[begin STORED DATA]
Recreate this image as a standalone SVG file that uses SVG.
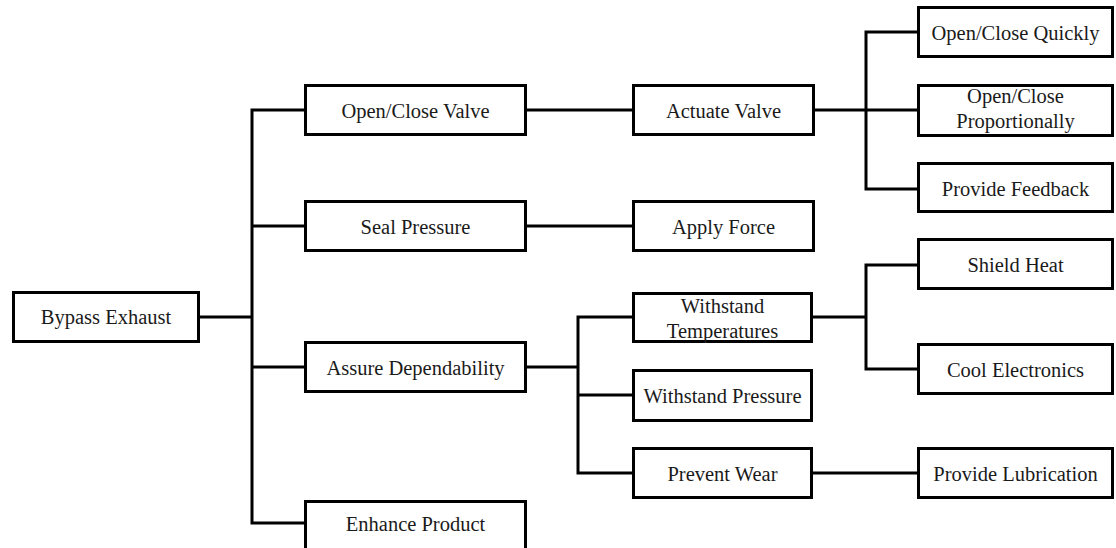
<svg xmlns="http://www.w3.org/2000/svg" width="1116" height="548" viewBox="0 0 1116 548">
<style>
.box{fill:#fff;stroke:#000;stroke-width:3}
.lbl{font-family:"Liberation Serif","Times New Roman",serif;font-size:20.5px;fill:#1a1a1a;text-anchor:middle}
.con{fill:none;stroke:#000;stroke-width:3;stroke-linecap:square}
</style>
<rect width="1116" height="548" fill="#fff"/>
<g id="connectors">
<path class="con" d="M200 317H252M252 110V523M252 110H304M252 226H304M252 367H304M252 523H304"/>
<path class="con" d="M527 110H632M527 226H632"/>
<path class="con" d="M527 367H578M578 317V473M578 317H632M578 395H632M578 473H632"/>
<path class="con" d="M815 110H866M866 32V189M866 32H917M866 110H917M866 189H917"/>
<path class="con" d="M813 317H866M866 265V369M866 265H917M866 369H917"/>
<path class="con" d="M813 473H917"/>
</g>
<g id="bypass-exhaust"><rect class="box" x="13.5" y="292.5" width="185" height="49"/><text class="lbl" x="106" y="324">Bypass Exhaust</text></g>
<g id="open-close-valve"><rect class="box" x="305.5" y="85.5" width="220" height="49"/><text class="lbl" x="415.5" y="118">Open/Close Valve</text></g>
<g id="seal-pressure"><rect class="box" x="305.5" y="201.5" width="220" height="49"/><text class="lbl" x="415.5" y="234">Seal Pressure</text></g>
<g id="assure-dependability"><rect class="box" x="305.5" y="342.5" width="220" height="49"/><text class="lbl" x="415.5" y="375">Assure Dependability</text></g>
<g id="enhance-product"><rect class="box" x="305.5" y="501.5" width="220" height="60"/><text class="lbl" x="415.5" y="531">Enhance Product</text></g>
<g id="actuate-valve"><rect class="box" x="633.5" y="85.5" width="180" height="49"/><text class="lbl" x="723.5" y="118">Actuate Valve</text></g>
<g id="apply-force"><rect class="box" x="633.5" y="201.5" width="180" height="49"/><text class="lbl" x="723.5" y="234">Apply Force</text></g>
<g id="withstand-temperatures"><rect class="box" x="633.5" y="293.5" width="178" height="48"/><text class="lbl" x="722.5" y="313">Withstand</text><text class="lbl" x="722.5" y="338">Temperatures</text></g>
<g id="withstand-pressure"><rect class="box" x="633.5" y="370.5" width="178" height="50"/><text class="lbl" x="722.5" y="403">Withstand Pressure</text></g>
<g id="prevent-wear"><rect class="box" x="633.5" y="448.5" width="178" height="49"/><text class="lbl" x="722.5" y="481">Prevent Wear</text></g>
<g id="open-close-quickly"><rect class="box" x="918.5" y="7.5" width="194" height="49"/><text class="lbl" x="1015.5" y="40">Open/Close Quickly</text></g>
<g id="open-close-proportionally"><rect class="box" x="918.5" y="85.5" width="194" height="50"/><text class="lbl" x="1015.5" y="103">Open/Close</text><text class="lbl" x="1015.5" y="128">Proportionally</text></g>
<g id="provide-feedback"><rect class="box" x="918.5" y="163.5" width="194" height="48"/><text class="lbl" x="1015.5" y="196">Provide Feedback</text></g>
<g id="shield-heat"><rect class="box" x="918.5" y="239.5" width="194" height="49"/><text class="lbl" x="1015.5" y="272">Shield Heat</text></g>
<g id="cool-electronics"><rect class="box" x="918.5" y="344.5" width="194" height="49"/><text class="lbl" x="1015.5" y="377">Cool Electronics</text></g>
<g id="provide-lubrication"><rect class="box" x="918.5" y="448.5" width="194" height="49"/><text class="lbl" x="1015.5" y="481">Provide Lubrication</text></g>
</svg>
[end STORED DATA]
WHAT YOU SHOULD DO:
Write out each line again precisely as it appears, skipping every picture.

REPLY:
Recreate this image as a standalone SVG file that uses SVG.
<svg xmlns="http://www.w3.org/2000/svg" width="1116" height="548" viewBox="0 0 1116 548">
<style>
.box{fill:#fff;stroke:#000;stroke-width:3}
.lbl{font-family:"Liberation Serif","Times New Roman",serif;font-size:20.5px;fill:#1a1a1a;text-anchor:middle}
.con{fill:none;stroke:#000;stroke-width:3;stroke-linecap:square}
</style>
<rect width="1116" height="548" fill="#fff"/>
<g id="connectors">
<path class="con" d="M200 317H252M252 110V523M252 110H304M252 226H304M252 367H304M252 523H304"/>
<path class="con" d="M527 110H632M527 226H632"/>
<path class="con" d="M527 367H578M578 317V473M578 317H632M578 395H632M578 473H632"/>
<path class="con" d="M815 110H866M866 32V189M866 32H917M866 110H917M866 189H917"/>
<path class="con" d="M813 317H866M866 265V369M866 265H917M866 369H917"/>
<path class="con" d="M813 473H917"/>
</g>
<g id="bypass-exhaust"><rect class="box" x="13.5" y="292.5" width="185" height="49"/><text class="lbl" x="106" y="324">Bypass Exhaust</text></g>
<g id="open-close-valve"><rect class="box" x="305.5" y="85.5" width="220" height="49"/><text class="lbl" x="415.5" y="118">Open/Close Valve</text></g>
<g id="seal-pressure"><rect class="box" x="305.5" y="201.5" width="220" height="49"/><text class="lbl" x="415.5" y="234">Seal Pressure</text></g>
<g id="assure-dependability"><rect class="box" x="305.5" y="342.5" width="220" height="49"/><text class="lbl" x="415.5" y="375">Assure Dependability</text></g>
<g id="enhance-product"><rect class="box" x="305.5" y="501.5" width="220" height="60"/><text class="lbl" x="415.5" y="531">Enhance Product</text></g>
<g id="actuate-valve"><rect class="box" x="633.5" y="85.5" width="180" height="49"/><text class="lbl" x="723.5" y="118">Actuate Valve</text></g>
<g id="apply-force"><rect class="box" x="633.5" y="201.5" width="180" height="49"/><text class="lbl" x="723.5" y="234">Apply Force</text></g>
<g id="withstand-temperatures"><rect class="box" x="633.5" y="293.5" width="178" height="48"/><text class="lbl" x="722.5" y="313">Withstand</text><text class="lbl" x="722.5" y="338">Temperatures</text></g>
<g id="withstand-pressure"><rect class="box" x="633.5" y="370.5" width="178" height="50"/><text class="lbl" x="722.5" y="403">Withstand Pressure</text></g>
<g id="prevent-wear"><rect class="box" x="633.5" y="448.5" width="178" height="49"/><text class="lbl" x="722.5" y="481">Prevent Wear</text></g>
<g id="open-close-quickly"><rect class="box" x="918.5" y="7.5" width="194" height="49"/><text class="lbl" x="1015.5" y="40">Open/Close Quickly</text></g>
<g id="open-close-proportionally"><rect class="box" x="918.5" y="85.5" width="194" height="50"/><text class="lbl" x="1015.5" y="103">Open/Close</text><text class="lbl" x="1015.5" y="128">Proportionally</text></g>
<g id="provide-feedback"><rect class="box" x="918.5" y="163.5" width="194" height="48"/><text class="lbl" x="1015.5" y="196">Provide Feedback</text></g>
<g id="shield-heat"><rect class="box" x="918.5" y="239.5" width="194" height="49"/><text class="lbl" x="1015.5" y="272">Shield Heat</text></g>
<g id="cool-electronics"><rect class="box" x="918.5" y="344.5" width="194" height="49"/><text class="lbl" x="1015.5" y="377">Cool Electronics</text></g>
<g id="provide-lubrication"><rect class="box" x="918.5" y="448.5" width="194" height="49"/><text class="lbl" x="1015.5" y="481">Provide Lubrication</text></g>
</svg>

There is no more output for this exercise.